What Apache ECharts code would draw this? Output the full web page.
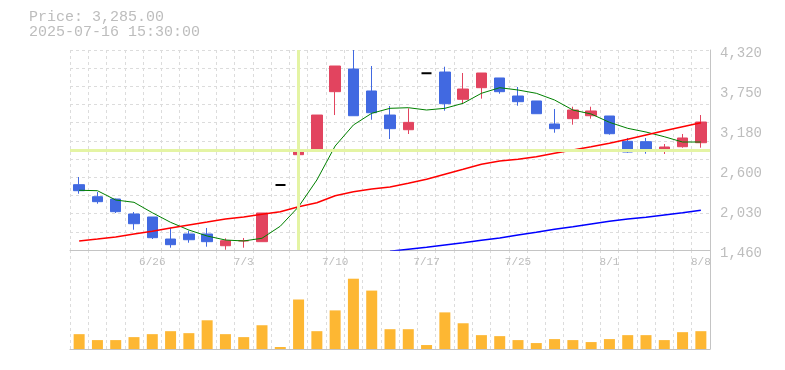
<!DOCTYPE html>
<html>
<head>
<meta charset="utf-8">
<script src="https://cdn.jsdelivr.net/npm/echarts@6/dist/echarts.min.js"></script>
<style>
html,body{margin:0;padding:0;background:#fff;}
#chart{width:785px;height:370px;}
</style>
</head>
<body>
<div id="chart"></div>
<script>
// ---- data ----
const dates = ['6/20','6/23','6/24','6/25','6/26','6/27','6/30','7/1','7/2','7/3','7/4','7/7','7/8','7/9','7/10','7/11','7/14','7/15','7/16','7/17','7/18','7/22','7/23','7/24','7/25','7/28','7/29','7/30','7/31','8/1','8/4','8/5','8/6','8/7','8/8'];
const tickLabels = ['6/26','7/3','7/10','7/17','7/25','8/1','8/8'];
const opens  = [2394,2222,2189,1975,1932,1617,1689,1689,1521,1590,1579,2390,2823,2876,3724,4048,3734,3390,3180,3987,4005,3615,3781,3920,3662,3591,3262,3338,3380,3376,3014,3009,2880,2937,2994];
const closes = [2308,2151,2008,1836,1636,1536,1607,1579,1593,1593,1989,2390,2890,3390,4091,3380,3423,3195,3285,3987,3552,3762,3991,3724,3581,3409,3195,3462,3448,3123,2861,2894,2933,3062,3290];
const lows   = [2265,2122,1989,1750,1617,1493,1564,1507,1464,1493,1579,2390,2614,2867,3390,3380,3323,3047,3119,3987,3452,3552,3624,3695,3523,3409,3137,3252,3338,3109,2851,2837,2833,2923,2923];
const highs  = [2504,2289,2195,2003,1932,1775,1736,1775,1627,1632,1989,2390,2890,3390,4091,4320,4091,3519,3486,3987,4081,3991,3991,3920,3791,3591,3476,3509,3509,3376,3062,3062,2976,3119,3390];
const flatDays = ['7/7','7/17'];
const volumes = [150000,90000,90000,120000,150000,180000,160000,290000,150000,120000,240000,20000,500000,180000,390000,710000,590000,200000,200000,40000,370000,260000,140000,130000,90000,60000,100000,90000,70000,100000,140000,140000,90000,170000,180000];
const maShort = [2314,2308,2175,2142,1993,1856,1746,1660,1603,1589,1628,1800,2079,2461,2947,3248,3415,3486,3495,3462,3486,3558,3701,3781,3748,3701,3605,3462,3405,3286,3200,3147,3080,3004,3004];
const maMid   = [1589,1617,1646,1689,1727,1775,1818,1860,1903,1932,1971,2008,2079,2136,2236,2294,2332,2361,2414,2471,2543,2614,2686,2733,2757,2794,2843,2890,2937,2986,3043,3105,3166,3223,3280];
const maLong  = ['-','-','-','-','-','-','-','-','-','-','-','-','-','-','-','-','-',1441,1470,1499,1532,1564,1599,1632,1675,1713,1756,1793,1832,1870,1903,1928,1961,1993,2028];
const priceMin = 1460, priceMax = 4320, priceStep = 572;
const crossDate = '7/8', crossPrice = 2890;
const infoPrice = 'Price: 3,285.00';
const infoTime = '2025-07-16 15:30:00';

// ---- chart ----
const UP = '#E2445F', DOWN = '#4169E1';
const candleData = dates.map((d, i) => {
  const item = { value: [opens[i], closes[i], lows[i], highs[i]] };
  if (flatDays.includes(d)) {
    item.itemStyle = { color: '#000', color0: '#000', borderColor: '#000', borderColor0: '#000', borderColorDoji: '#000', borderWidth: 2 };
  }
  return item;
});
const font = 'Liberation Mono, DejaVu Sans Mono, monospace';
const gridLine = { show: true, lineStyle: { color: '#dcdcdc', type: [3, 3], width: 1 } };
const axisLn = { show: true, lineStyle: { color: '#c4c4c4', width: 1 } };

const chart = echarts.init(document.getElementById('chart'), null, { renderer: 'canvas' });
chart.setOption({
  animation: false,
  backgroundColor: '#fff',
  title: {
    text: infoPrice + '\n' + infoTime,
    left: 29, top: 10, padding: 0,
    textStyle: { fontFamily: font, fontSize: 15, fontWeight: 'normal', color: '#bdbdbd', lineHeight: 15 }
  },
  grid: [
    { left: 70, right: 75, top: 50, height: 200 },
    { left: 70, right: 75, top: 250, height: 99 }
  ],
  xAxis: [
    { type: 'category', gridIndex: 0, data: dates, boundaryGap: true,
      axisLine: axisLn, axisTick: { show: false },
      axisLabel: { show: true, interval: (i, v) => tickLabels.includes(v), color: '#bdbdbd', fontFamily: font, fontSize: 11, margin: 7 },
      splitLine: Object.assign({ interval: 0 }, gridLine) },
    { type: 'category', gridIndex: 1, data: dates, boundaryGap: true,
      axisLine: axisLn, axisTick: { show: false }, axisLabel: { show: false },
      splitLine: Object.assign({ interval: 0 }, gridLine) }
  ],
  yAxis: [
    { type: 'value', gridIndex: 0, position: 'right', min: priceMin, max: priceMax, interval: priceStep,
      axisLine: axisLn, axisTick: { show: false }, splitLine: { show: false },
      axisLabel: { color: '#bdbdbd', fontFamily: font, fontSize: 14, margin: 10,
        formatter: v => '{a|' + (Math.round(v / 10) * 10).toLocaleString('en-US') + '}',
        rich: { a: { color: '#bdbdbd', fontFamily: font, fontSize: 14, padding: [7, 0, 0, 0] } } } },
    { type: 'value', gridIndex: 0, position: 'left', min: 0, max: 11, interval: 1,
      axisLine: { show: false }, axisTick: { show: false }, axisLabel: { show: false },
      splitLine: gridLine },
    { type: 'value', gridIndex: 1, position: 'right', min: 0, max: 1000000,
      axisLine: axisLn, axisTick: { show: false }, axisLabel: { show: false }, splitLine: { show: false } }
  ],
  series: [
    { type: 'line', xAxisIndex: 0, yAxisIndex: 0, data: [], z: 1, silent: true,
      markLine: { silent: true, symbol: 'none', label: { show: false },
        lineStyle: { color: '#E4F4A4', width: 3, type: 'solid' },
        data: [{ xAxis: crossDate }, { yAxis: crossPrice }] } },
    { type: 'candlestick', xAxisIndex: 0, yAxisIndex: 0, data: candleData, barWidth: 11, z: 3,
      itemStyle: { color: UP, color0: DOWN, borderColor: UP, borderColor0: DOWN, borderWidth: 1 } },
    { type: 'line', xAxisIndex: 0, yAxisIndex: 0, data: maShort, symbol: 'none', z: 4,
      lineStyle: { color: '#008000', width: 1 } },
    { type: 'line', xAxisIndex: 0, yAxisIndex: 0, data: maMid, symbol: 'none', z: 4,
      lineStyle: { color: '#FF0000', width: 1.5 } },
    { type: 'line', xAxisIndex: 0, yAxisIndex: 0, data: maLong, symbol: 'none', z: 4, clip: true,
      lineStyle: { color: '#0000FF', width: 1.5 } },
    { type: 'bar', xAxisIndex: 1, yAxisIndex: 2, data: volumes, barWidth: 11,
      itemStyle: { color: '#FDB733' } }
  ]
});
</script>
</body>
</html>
--
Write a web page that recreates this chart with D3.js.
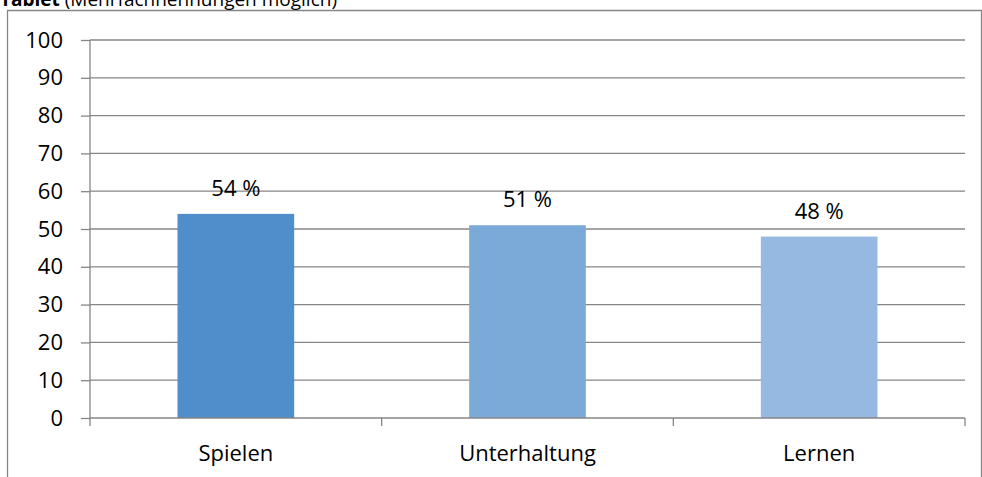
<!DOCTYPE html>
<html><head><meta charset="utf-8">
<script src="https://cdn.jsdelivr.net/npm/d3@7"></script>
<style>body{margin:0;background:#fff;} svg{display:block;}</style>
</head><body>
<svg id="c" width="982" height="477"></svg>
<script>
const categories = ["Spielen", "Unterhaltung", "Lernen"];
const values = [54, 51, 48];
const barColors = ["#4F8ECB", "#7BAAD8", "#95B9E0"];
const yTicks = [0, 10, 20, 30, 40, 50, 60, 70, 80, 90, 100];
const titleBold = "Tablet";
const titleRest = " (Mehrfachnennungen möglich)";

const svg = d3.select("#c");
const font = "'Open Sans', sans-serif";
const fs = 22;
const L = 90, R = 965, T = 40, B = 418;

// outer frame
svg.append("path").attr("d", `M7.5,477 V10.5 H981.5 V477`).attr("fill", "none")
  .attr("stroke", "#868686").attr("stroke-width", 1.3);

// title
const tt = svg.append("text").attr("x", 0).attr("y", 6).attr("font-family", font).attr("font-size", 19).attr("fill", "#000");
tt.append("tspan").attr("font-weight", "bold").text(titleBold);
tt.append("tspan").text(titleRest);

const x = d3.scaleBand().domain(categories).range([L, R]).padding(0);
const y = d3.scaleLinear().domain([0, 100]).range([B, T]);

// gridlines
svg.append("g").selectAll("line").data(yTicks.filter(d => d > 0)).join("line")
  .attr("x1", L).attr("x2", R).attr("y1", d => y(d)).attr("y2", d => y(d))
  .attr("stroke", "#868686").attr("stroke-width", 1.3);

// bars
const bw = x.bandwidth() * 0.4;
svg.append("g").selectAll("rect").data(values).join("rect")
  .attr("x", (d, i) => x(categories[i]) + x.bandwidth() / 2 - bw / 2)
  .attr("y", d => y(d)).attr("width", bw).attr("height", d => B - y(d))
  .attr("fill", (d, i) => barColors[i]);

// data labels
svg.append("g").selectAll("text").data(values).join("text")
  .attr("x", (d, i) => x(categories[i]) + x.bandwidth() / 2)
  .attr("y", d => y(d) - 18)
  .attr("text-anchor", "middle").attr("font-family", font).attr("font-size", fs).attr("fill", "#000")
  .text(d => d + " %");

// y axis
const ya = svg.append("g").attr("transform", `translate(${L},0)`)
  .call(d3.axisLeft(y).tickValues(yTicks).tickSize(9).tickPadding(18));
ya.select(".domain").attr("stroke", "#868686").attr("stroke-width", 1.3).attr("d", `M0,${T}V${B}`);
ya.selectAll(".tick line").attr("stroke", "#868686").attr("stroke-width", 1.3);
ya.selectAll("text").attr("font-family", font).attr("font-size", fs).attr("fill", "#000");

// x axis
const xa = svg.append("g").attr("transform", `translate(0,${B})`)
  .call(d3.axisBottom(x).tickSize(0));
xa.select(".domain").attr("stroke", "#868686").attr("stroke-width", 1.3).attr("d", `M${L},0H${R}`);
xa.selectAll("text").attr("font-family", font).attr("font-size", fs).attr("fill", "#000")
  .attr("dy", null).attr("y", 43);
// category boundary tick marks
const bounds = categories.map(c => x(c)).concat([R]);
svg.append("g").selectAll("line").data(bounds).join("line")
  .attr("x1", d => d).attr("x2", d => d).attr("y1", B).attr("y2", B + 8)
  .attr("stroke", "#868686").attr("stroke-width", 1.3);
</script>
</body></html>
...
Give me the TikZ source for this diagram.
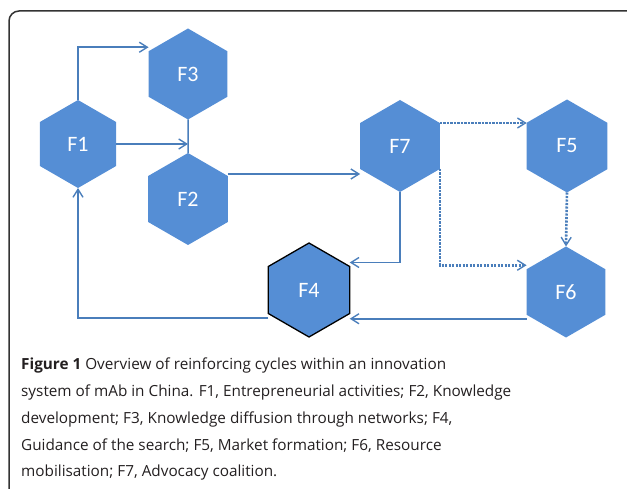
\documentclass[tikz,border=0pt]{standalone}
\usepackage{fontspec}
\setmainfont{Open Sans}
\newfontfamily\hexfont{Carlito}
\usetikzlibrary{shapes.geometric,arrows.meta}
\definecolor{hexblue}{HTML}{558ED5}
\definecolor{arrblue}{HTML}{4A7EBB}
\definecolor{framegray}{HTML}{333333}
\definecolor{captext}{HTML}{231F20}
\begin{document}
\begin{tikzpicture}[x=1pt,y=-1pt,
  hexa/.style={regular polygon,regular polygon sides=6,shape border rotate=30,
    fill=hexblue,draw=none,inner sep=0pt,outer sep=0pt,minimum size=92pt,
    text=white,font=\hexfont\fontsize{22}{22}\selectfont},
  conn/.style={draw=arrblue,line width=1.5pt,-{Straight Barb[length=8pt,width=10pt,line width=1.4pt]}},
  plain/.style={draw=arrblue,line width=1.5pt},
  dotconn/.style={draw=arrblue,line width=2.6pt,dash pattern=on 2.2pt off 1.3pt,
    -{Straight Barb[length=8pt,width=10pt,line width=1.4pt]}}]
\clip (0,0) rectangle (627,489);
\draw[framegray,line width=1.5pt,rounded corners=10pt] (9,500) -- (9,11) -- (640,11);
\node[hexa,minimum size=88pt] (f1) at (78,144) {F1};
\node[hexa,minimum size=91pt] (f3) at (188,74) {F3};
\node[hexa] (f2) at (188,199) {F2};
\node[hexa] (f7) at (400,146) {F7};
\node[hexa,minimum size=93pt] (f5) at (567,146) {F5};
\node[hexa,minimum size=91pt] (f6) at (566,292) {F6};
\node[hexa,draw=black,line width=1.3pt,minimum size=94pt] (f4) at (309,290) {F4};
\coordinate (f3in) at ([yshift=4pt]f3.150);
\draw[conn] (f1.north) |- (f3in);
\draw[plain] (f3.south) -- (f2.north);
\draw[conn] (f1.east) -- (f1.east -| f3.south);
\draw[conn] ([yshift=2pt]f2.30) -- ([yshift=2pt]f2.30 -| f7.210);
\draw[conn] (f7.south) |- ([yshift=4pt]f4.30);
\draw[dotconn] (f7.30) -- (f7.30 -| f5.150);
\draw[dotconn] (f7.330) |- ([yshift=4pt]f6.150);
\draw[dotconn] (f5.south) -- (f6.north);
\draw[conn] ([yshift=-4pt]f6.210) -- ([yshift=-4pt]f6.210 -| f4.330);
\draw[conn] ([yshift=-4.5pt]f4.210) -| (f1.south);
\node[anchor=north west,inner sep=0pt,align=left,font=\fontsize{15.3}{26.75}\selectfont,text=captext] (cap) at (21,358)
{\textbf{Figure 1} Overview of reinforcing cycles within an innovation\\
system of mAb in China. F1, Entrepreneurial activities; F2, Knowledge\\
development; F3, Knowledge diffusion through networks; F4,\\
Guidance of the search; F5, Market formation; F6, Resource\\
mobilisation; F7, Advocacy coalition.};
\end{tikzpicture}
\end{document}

** SET TASK **
Only a number is wanted: how many lines of the material above hold "this"?

** CORRECT RESPONSE **
3